By DAVID HAMILTON
AP Business Writer
SAN FRANCISCO – Benjamin Franklin was so busy as an inventor, publisher, diplomat and U.S. founding father that it’s easy to lose track of his accomplishments.
Add one more to the roster: his early work in printing colonial paper currency designed to counter a constant threat of counterfeiting.
Franklin was an early innovator of printing techniques that used colored threads, watermarks and imprints of natural objects such as leaves to make it far harder for others to create knockoffs of the paper bills he printed. A team at Notre Dame University has shed new light on his methods via advanced scanning techniques that reveal some of Franklin’s methods in greater detail – along the way, also providing one more reason Franklin appears on the $100 bill.

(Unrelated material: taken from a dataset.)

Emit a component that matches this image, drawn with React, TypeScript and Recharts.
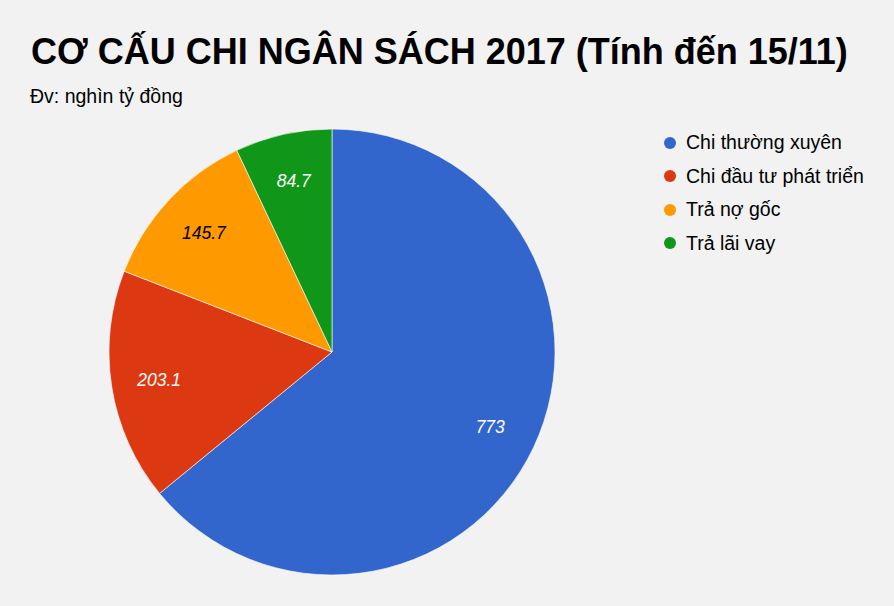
import React from "react";
import { PieChart, Pie, Cell } from "recharts";

const categories = ["Chi thường xuyên", "Chi đầu tư phát triển", "Trả nợ gốc", "Trả lãi vay"];
const values = [773, 203.1, 145.7, 84.7];
const colors = ["#3366cc", "#dc3912", "#ff9900", "#109618"];
const labelColors = ["#ffffff", "#ffffff", "#000000", "#ffffff"];

const data = categories.map((name, i) => ({ name, value: values[i] }));

const RADIAN = Math.PI / 180;

function renderLabel(props: any) {
  const { cx, cy, midAngle, outerRadius, index, value } = props;
  const r = outerRadius * 0.785;
  const x = cx + r * Math.cos(-midAngle * RADIAN);
  const y = cy + r * Math.sin(-midAngle * RADIAN);
  return (
    <text
      x={x}
      y={y}
      fill={labelColors[index]}
      textAnchor="middle"
      dominantBaseline="central"
      fontSize={17.5}
      fontStyle="italic"
      fontFamily="Liberation Sans, Arial, sans-serif"
    >
      {value}
    </text>
  );
}

function LegendBox() {
  return (
    <div
      style={{
        position: "absolute",
        left: 664,
        top: 126,
        fontFamily: "Liberation Sans, Arial, sans-serif",
        fontSize: 19.5,
        color: "#000",
        whiteSpace: "nowrap",
      }}
    >
      {categories.map((c, i) => (
        <div key={c} style={{ display: "flex", alignItems: "center", height: 33.5 }}>
          <span
            style={{
              display: "inline-block",
              width: 12,
              height: 12,
              borderRadius: 6,
              background: colors[i],
              marginRight: 10,
            }}
          />
          <span>{c}</span>
        </div>
      ))}
    </div>
  );
}

export default function App() {
  return (
    <div
      style={{
        position: "absolute",
        left: 0,
        top: 0,
        width: 894,
        height: 606,
        background: "#f2f2f2",
        overflow: "hidden",
      }}
    >
      <div
        style={{
          position: "absolute",
          left: 31,
          top: 30,
          fontFamily: "Liberation Sans, Arial, sans-serif",
          fontWeight: "bold",
          fontSize: 36,
          lineHeight: "44px",
          color: "#000",
          whiteSpace: "nowrap",
        }}
      >
        CƠ CẤU CHI NGÂN SÁCH 2017 (Tính đến 15/11)
      </div>
      <div
        style={{
          position: "absolute",
          left: 30,
          top: 85,
          fontFamily: "Liberation Sans, Arial, sans-serif",
          fontSize: 19.5,
          lineHeight: "22px",
          color: "#000",
          whiteSpace: "nowrap",
        }}
      >
        Đv: nghìn tỷ đồng
      </div>
      <div style={{ position: "absolute", left: 0, top: 0 }}>
        <PieChart width={894} height={606} margin={{ top: 0, right: 0, bottom: 0, left: 0 }}>
          <Pie
            data={data}
            dataKey="value"
            nameKey="name"
            cx={332}
            cy={352}
            outerRadius={223}
            startAngle={90}
            endAngle={-270}
            stroke="#ffffff"
            strokeWidth={0.6}
            label={renderLabel}
            labelLine={false}
            isAnimationActive={false}
          >
            {data.map((d, i) => (
              <Cell key={d.name} fill={colors[i]} />
            ))}
          </Pie>
        </PieChart>
      </div>
      <LegendBox />
    </div>
  );
}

The new research, published Monday in the Proceedings of the National Academy of Sciences, describes data gathered with techniques such as spectroscopy, which uses laser light to identify particular elements in test samples, and electron microscopy for imaging fine details. The intent, said lead author Khachatur Manukyan, a Notre Dame associate professor of physics, was to learn more about the materials used by Franklin and his network of affiliated printers and how they served to distinguish their bills from cheaper knockoffs.
The work examined Franklin`s penchant for including watermarks, tiny indigo-dyed threads and “fillers” of special crystal in printed bills to create barriers to copycats. It also highlighted Franklin`s use of “nature printing,” a technique by which he transferred the detailed vein patterns of tree leaves to printing plates.
These techniques raised numerous barriers to would-be copycats. Counterfeiters naturally sought to keep their costs low, and thus were loath to invest in improving their own printing techniques. Franklin`s fillers served to make bills hardier and thus extend their life considerably over the cheaper paper preferred by criminals, while his indigo-dyed threads added another production barrier.
Similarly, Franklin`s nature-printed images involved such detail that it was particularly difficult for less skilled printers to duplicate.
The Revolutionary War, however, brought on such a surge of counterfeiting – much of it provided by the British army – that the new United States government shunned paper bills in favor of coinage for decades. It didn`t reconsider until the onset of the Civil War in 1861, when the federal government first authorized the printing of dollar bills called “greenbacks.”
Colored threads were later included in the U.S. banknotes printed a century later.